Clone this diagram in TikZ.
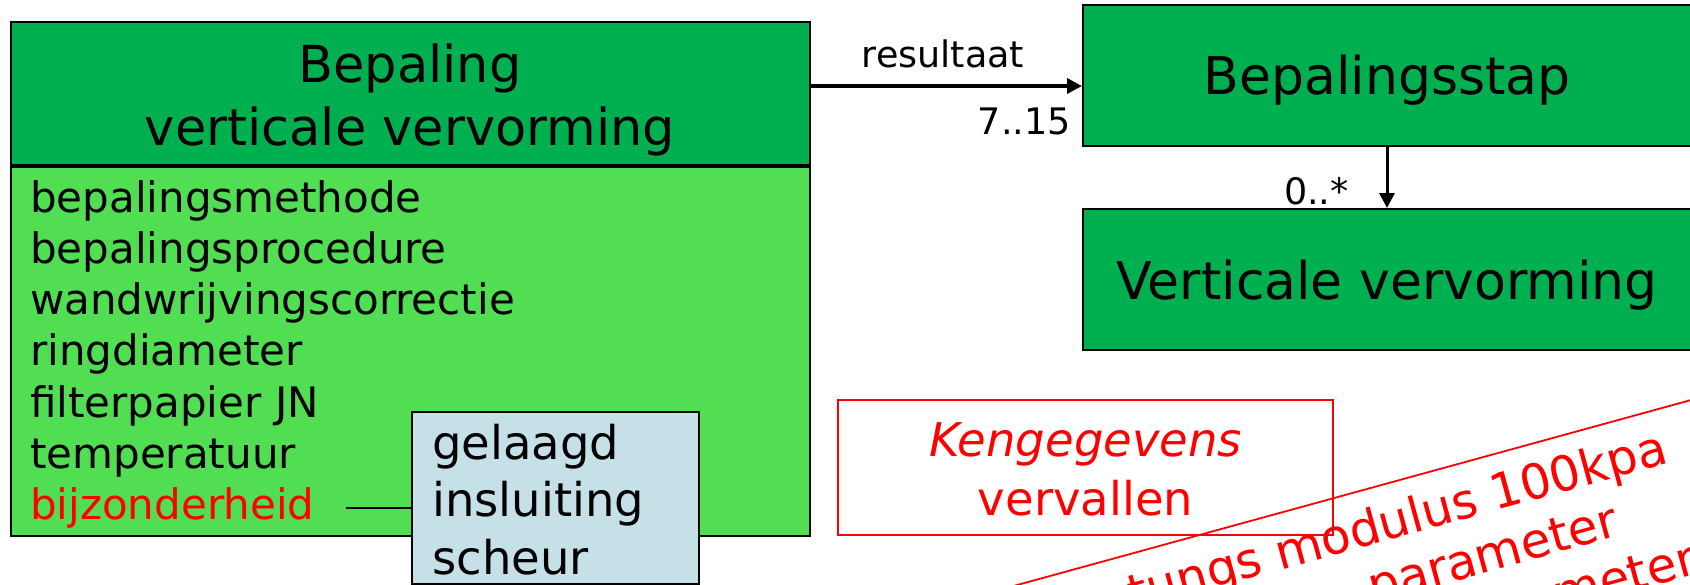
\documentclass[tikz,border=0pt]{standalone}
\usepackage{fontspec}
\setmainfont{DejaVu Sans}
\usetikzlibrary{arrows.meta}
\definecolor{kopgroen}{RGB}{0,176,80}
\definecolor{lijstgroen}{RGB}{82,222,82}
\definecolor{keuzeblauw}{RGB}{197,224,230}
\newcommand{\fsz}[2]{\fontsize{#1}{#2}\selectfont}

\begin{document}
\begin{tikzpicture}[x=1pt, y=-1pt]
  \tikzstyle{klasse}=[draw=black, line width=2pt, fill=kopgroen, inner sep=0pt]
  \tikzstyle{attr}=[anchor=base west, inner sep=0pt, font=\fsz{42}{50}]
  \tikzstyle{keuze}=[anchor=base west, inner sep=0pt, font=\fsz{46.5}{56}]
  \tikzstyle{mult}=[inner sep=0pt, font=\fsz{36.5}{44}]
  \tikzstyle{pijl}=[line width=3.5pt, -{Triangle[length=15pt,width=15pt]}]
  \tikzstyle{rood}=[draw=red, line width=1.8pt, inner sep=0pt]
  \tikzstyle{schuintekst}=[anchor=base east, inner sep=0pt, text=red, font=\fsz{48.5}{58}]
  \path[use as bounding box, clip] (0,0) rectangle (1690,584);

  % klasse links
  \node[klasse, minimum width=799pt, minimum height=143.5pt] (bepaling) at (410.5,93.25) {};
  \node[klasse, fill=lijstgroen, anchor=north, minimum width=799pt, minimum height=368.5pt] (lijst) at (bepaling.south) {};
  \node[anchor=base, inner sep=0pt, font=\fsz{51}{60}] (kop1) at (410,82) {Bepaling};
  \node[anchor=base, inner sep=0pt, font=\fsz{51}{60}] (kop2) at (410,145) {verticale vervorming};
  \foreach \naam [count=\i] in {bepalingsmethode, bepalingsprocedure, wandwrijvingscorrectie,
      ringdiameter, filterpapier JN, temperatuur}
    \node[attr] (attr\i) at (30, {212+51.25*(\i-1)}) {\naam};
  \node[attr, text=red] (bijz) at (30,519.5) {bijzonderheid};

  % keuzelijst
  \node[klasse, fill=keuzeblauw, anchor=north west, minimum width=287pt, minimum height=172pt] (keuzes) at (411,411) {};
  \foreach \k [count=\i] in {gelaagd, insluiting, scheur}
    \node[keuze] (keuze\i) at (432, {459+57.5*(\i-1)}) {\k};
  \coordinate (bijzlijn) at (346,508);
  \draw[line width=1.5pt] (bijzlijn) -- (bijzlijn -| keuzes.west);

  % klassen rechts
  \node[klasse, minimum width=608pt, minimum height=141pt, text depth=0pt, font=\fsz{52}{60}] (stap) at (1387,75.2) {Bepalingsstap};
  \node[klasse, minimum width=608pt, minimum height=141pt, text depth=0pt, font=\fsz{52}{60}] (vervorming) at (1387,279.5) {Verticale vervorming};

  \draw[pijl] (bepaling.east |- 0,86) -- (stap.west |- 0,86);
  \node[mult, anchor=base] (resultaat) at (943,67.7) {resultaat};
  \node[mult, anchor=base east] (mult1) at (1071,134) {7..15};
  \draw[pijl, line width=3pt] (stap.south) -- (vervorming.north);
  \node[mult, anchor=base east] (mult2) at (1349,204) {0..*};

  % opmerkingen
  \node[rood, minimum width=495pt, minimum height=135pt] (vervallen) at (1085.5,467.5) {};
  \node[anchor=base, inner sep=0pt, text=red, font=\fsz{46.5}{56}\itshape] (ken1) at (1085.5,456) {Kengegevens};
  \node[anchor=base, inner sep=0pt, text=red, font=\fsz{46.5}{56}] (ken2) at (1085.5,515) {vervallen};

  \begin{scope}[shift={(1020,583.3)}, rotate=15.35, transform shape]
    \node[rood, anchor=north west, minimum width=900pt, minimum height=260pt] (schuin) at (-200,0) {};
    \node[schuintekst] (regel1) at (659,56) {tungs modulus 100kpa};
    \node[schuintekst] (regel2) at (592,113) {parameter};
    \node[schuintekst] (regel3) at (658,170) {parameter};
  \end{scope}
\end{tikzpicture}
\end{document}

# # # # #

Goal: Please transcribe the material above exactly as written. Leave the pictures out.

Output for this task:
Clone this diagram in TikZ.
\documentclass[tikz,border=0pt]{standalone}
\usepackage{fontspec}
\setmainfont{DejaVu Sans}
\usetikzlibrary{arrows.meta}
\definecolor{kopgroen}{RGB}{0,176,80}
\definecolor{lijstgroen}{RGB}{82,222,82}
\definecolor{keuzeblauw}{RGB}{197,224,230}
\newcommand{\fsz}[2]{\fontsize{#1}{#2}\selectfont}

\begin{document}
\begin{tikzpicture}[x=1pt, y=-1pt]
  \tikzstyle{klasse}=[draw=black, line width=2pt, fill=kopgroen, inner sep=0pt]
  \tikzstyle{attr}=[anchor=base west, inner sep=0pt, font=\fsz{42}{50}]
  \tikzstyle{keuze}=[anchor=base west, inner sep=0pt, font=\fsz{46.5}{56}]
  \tikzstyle{mult}=[inner sep=0pt, font=\fsz{36.5}{44}]
  \tikzstyle{pijl}=[line width=3.5pt, -{Triangle[length=15pt,width=15pt]}]
  \tikzstyle{rood}=[draw=red, line width=1.8pt, inner sep=0pt]
  \tikzstyle{schuintekst}=[anchor=base east, inner sep=0pt, text=red, font=\fsz{48.5}{58}]
  \path[use as bounding box, clip] (0,0) rectangle (1690,584);

  % klasse links
  \node[klasse, minimum width=799pt, minimum height=143.5pt] (bepaling) at (410.5,93.25) {};
  \node[klasse, fill=lijstgroen, anchor=north, minimum width=799pt, minimum height=368.5pt] (lijst) at (bepaling.south) {};
  \node[anchor=base, inner sep=0pt, font=\fsz{51}{60}] (kop1) at (410,82) {Bepaling};
  \node[anchor=base, inner sep=0pt, font=\fsz{51}{60}] (kop2) at (410,145) {verticale vervorming};
  \foreach \naam [count=\i] in {bepalingsmethode, bepalingsprocedure, wandwrijvingscorrectie,
      ringdiameter, filterpapier JN, temperatuur}
    \node[attr] (attr\i) at (30, {212+51.25*(\i-1)}) {\naam};
  \node[attr, text=red] (bijz) at (30,519.5) {bijzonderheid};

  % keuzelijst
  \node[klasse, fill=keuzeblauw, anchor=north west, minimum width=287pt, minimum height=172pt] (keuzes) at (411,411) {};
  \foreach \k [count=\i] in {gelaagd, insluiting, scheur}
    \node[keuze] (keuze\i) at (432, {459+57.5*(\i-1)}) {\k};
  \coordinate (bijzlijn) at (346,508);
  \draw[line width=1.5pt] (bijzlijn) -- (bijzlijn -| keuzes.west);

  % klassen rechts
  \node[klasse, minimum width=608pt, minimum height=141pt, text depth=0pt, font=\fsz{52}{60}] (stap) at (1387,75.2) {Bepalingsstap};
  \node[klasse, minimum width=608pt, minimum height=141pt, text depth=0pt, font=\fsz{52}{60}] (vervorming) at (1387,279.5) {Verticale vervorming};

  \draw[pijl] (bepaling.east |- 0,86) -- (stap.west |- 0,86);
  \node[mult, anchor=base] (resultaat) at (943,67.7) {resultaat};
  \node[mult, anchor=base east] (mult1) at (1071,134) {7..15};
  \draw[pijl, line width=3pt] (stap.south) -- (vervorming.north);
  \node[mult, anchor=base east] (mult2) at (1349,204) {0..*};

  % opmerkingen
  \node[rood, minimum width=495pt, minimum height=135pt] (vervallen) at (1085.5,467.5) {};
  \node[anchor=base, inner sep=0pt, text=red, font=\fsz{46.5}{56}\itshape] (ken1) at (1085.5,456) {Kengegevens};
  \node[anchor=base, inner sep=0pt, text=red, font=\fsz{46.5}{56}] (ken2) at (1085.5,515) {vervallen};

  \begin{scope}[shift={(1020,583.3)}, rotate=15.35, transform shape]
    \node[rood, anchor=north west, minimum width=900pt, minimum height=260pt] (schuin) at (-200,0) {};
    \node[schuintekst] (regel1) at (659,56) {tungs modulus 100kpa};
    \node[schuintekst] (regel2) at (592,113) {parameter};
    \node[schuintekst] (regel3) at (658,170) {parameter};
  \end{scope}
\end{tikzpicture}
\end{document}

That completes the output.